# Data entries:
----
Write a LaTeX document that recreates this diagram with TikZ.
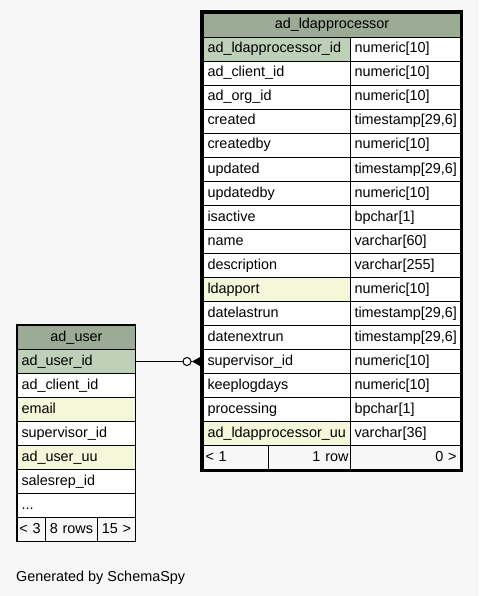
\documentclass[tikz,border=0pt]{standalone}
\usepackage{fontspec}
\setmainfont{Liberation Sans}
\definecolor{hdr}{HTML}{9BAB96}
\definecolor{pk}{HTML}{BED1B8}
\definecolor{idx}{HTML}{F4F7DA}
\definecolor{bg}{HTML}{F7F7F7}
\begin{document}
\begin{tikzpicture}[x=1pt,y=-1pt,
  cell/.style={draw=black, line width=1pt, minimum height=24pt, inner ysep=0pt, inner xsep=4pt,
    anchor=north west, font=\fontsize{14.4}{16}\selectfont, text height=10pt, text depth=3pt},
  lcol/.style={cell, text width=139pt, align=left},
  rcol/.style={cell, text width=102pt, align=left, fill=white},
  ucol/.style={cell, text width=110pt, align=left},
  hcell/.style={cell, fill=hdr, align=center},
  fcell/.style={cell, fill=bg, inner xsep=2pt}]
\fill[bg] (0,0) rectangle (479,596);
\useasboundingbox (0,0) rectangle (479,596);
% ad_ldapprocessor
\node[hcell, text width=249pt] (lh) at (203,13) {ad\_ldapprocessor};
\foreach \n/\t/\c [count=\i] in {
  ad\_ldapprocessor\_id/{numeric[10]}/pk,
  ad\_client\_id/{numeric[10]}/white,
  ad\_org\_id/{numeric[10]}/white,
  created/{timestamp[29,6]}/white,
  createdby/{numeric[10]}/white,
  updated/{timestamp[29,6]}/white,
  updatedby/{numeric[10]}/white,
  isactive/{bpchar[1]}/white,
  name/{varchar[60]}/white,
  description/{varchar[255]}/white,
  ldapport/{numeric[10]}/idx,
  datelastrun/{timestamp[29,6]}/white,
  datenextrun/{timestamp[29,6]}/white,
  supervisor\_id/{numeric[10]}/white,
  keeplogdays/{numeric[10]}/white,
  processing/{bpchar[1]}/white,
  ad\_ldapprocessor\_uu/{varchar[36]}/idx}{
  \node[lcol, fill=\c] (l\i) at (203,13+24*\i) {\n};
  \node[rcol] (r\i) at (350,13+24*\i) {\t};
}
\node[fcell, text width=61pt, align=left] (lf1) at (203,445) {< 1};
\node[fcell, text width=78pt, align=right] (lf2) at (268,445) {1 row};
\node[fcell, inner xsep=4pt, text width=102pt, align=right] (lf3) at (350,445) {0 >};
\draw[line width=3pt] (201.5,11.5) rectangle (461.5,470.5);
% ad_user
\node[hcell, text width=110pt] (uh) at (17,325) {ad\_user};
\foreach \n/\c [count=\i] in {
  ad\_user\_id/pk,
  ad\_client\_id/white,
  email/idx,
  supervisor\_id/white,
  ad\_user\_uu/idx,
  salesrep\_id/white}{
  \node[ucol, fill=\c] (u\i) at (17,325+24*\i) {\n};
}
\node[ucol, fill=white] (u7) at (17,493) {.{}.{}.};
\node[fcell, text width=24pt, align=left] (uf1) at (17,517) {< 3};
\node[fcell, text width=48pt, align=center] (uf2) at (45,517) {8 rows};
\node[fcell, text width=34pt, align=center] (uf3) at (97,517) {15 >};
\draw[line width=1pt] (16.5,324.5) rectangle (135.5,541.5);
% relationship
\coordinate (cc) at ([xshift=-16pt]l14.west);
\draw[line width=1pt] (u1.east) -- ([xshift=-4pt]cc);
\draw[line width=1pt, fill=white] (cc) circle (4pt);
\fill[black] ([xshift=-11pt]l14.west) -- ([xshift=-2pt,yshift=-5pt]l14.west) -- ([xshift=-2pt,yshift=5pt]l14.west) -- cycle;
\draw[line width=1pt] ([xshift=4pt]cc) -- ([xshift=-11pt]l14.west);
\node[anchor=base west, inner sep=0pt, font=\fontsize{14.4}{16}\selectfont] (gen) at (16,581) {Generated by SchemaSpy};
\end{tikzpicture}
\end{document}
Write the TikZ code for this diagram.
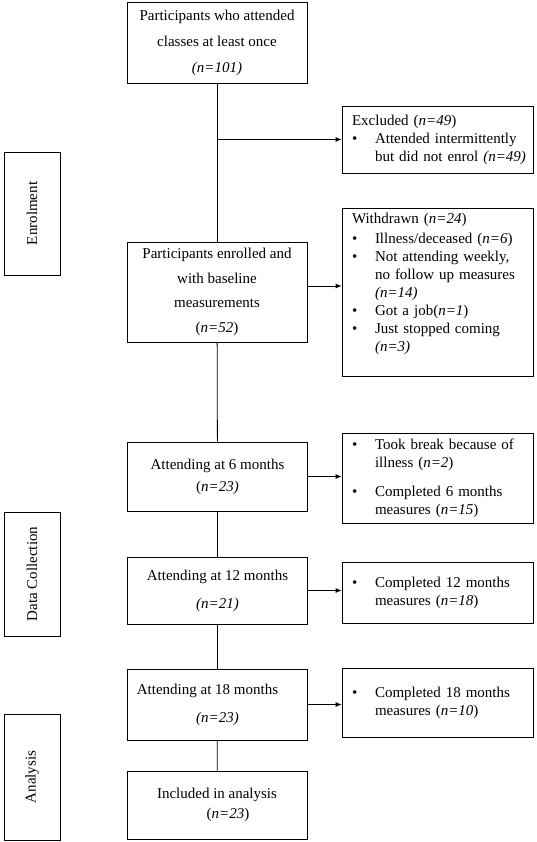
\documentclass[tikz,border=0pt]{standalone}
\usepackage{fontspec}
\setmainfont{Liberation Serif}
\usetikzlibrary{arrows.meta}
\tikzset{
  mainbox/.style={draw, line width=0.8pt, minimum width=180pt, align=center, inner sep=0pt, font=\fontsize{15}{18}\selectfont},
  sidebox/.style={draw, line width=0.8pt, text width=171pt, align=left, inner xsep=10pt, inner ysep=0pt, font=\fontsize{15}{18}\selectfont},
  phasebox/.style={draw, line width=0.8pt, rotate=90, minimum height=56pt, inner sep=0pt, font=\fontsize{15}{18}\selectfont},
  link/.style={line width=0.8pt},
  arrowline/.style={line width=0.8pt, -{Latex[length=6pt,width=5pt]}}
}
\begin{document}
\begin{tikzpicture}[x=1pt,y=-1pt]
\useasboundingbox (0,0) rectangle (536,842);

% phases
\node[phasebox, minimum width=123pt] (enrolment) at (32,213.5) {Enrolment};
\node[phasebox, minimum width=124pt] (datacoll) at (32,574) {Data Collection};
\node[phasebox, minimum width=126pt] (analysis) at (32,777) {Analysis};

% main column
\node[mainbox, minimum height=81pt] (attended) at (217,42.5) {Participants who attended\\[8pt]classes at least once\\[8pt]\textit{(n=101)}};
\node[mainbox, minimum height=100pt] (enrolled) at (217,292) {Participants enrolled and\\[6.5pt]with baseline\\[6.5pt]measurements\\[6.5pt](\textit{n=52})};
\node[mainbox, minimum height=69pt] (month6) at (217.5,476.5) {Attending at 6 months\\[4pt](\textit{n=23)}};
\node[mainbox, minimum height=67pt] (month12) at (217.5,590.5) {Attending at 12 months\\[10pt]\textit{(n=21)}};
\node[mainbox, minimum height=71pt] (month18) at (217.5,704.5) {\hspace*{-20pt}Attending at 18 months\\[10pt]\textit{(n=23)}};
\node[mainbox, minimum height=68pt] (included) at (217,805) {Included in analysis\\[2pt]\hspace*{22pt}(\textit{n=23})};

% side column
\node[sidebox, minimum height=67pt] (excluded) at (437.5,139.5) {\begin{tabular}{@{}p{23pt}@{}l@{}}
\multicolumn{2}{@{}l@{}}{Excluded (\textit{n=49})}\\
\textbullet & Attended intermittently\\
 & but did not enrol \textit{(n=49)}
\end{tabular}};
\node[sidebox, minimum height=168pt] (withdrawn) at (437.5,292) {\parbox[c][168pt][t]{171pt}{\vspace*{3pt}\begin{tabular}{@{}p{23pt}@{}l@{}}
\multicolumn{2}{@{}l@{}}{Withdrawn (\textit{n=24})}\\[2pt]
\textbullet & Illness/deceased (\textit{n=6})\\
\textbullet & Not attending weekly,\\
 & no follow up measures\\
 & \textit{(n=14)}\\
\textbullet & Got a job(\textit{n=1})\\
\textbullet & Just stopped coming\\
 & \textit{(n=3)}
\end{tabular}}};
\node[sidebox, minimum height=90pt] (side6) at (437.5,478) {\begin{tabular}{@{}p{23pt}@{}l@{}}
\textbullet & Took break because of\\
 & illness (\textit{n=2})\\[11pt]
\textbullet & Completed 6 months\\
 & measures (\textit{n=15})
\end{tabular}};
\node[sidebox, minimum height=61pt] (side12) at (437.5,592.5) {\begin{tabular}{@{}p{23pt}@{}l@{}}
\textbullet & Completed 12 months\\
 & measures (\textit{n=18})
\end{tabular}};
\node[sidebox, minimum height=69pt] (side18) at (437.5,702.5) {\begin{tabular}{@{}p{23pt}@{}l@{}}
\textbullet & Completed 18 months\\
 & measures (\textit{n=10})
\end{tabular}};

% connectors
\coordinate (split) at (attended.south |- excluded.west);
\coordinate (enrolout) at ([yshift=6pt]enrolled.east);
\draw[link] (attended) -- (enrolled);
\draw[link] (enrolled) -- (month6);
\draw[link] (month6) -- (month12);
\draw[link] (month12) -- (month18);
\draw[link] (month18) -- (included);
\draw[arrowline] (split) -- (excluded);
\draw[arrowline] (enrolout) -- (enrolout -| withdrawn.west);
\draw[arrowline] (month6.east) -- (month6.east -| side6.west);
\draw[arrowline] (month12.east) -- (month12.east -| side12.west);
\draw[arrowline] (month18.east) -- (month18.east -| side18.west);
\end{tikzpicture}
\end{document}
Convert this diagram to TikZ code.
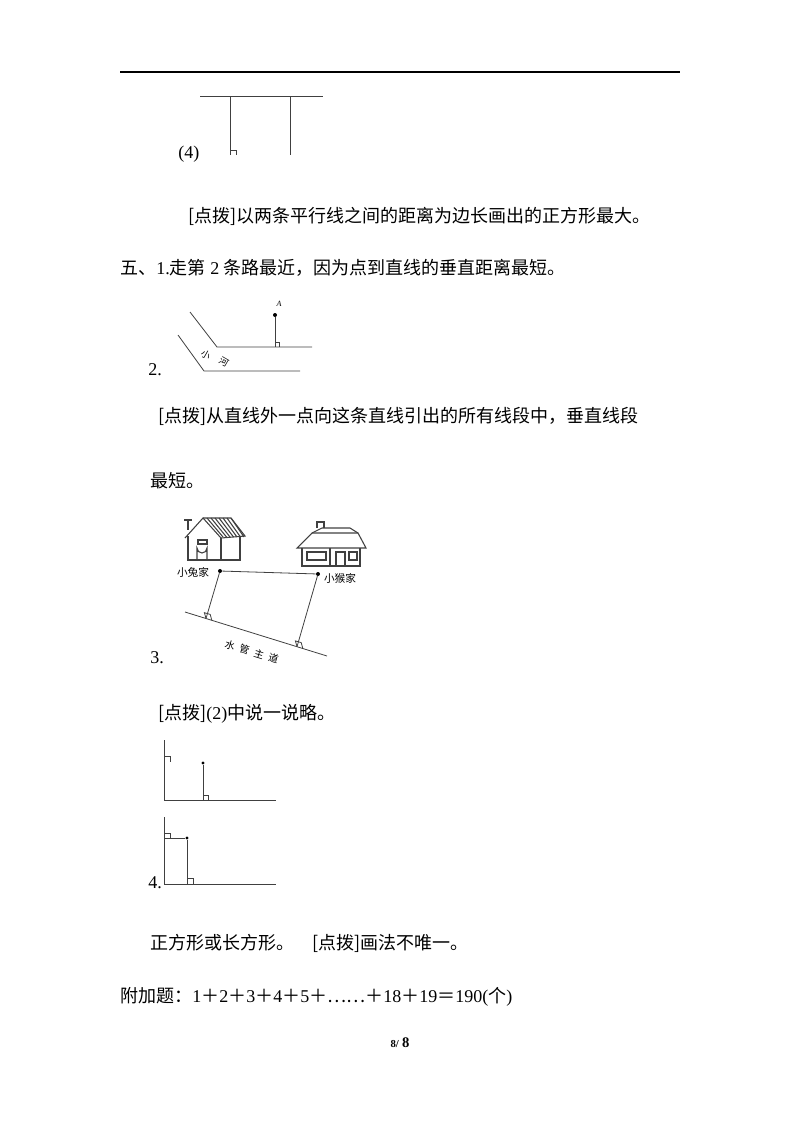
----
# Stated goal:
Filter the entries and copy out every line with the word "diagram".

# Task output:
Write a LaTeX document that recreates this diagram with TikZ.
Write the TikZ code for this diagram.
Convert this diagram to TikZ code.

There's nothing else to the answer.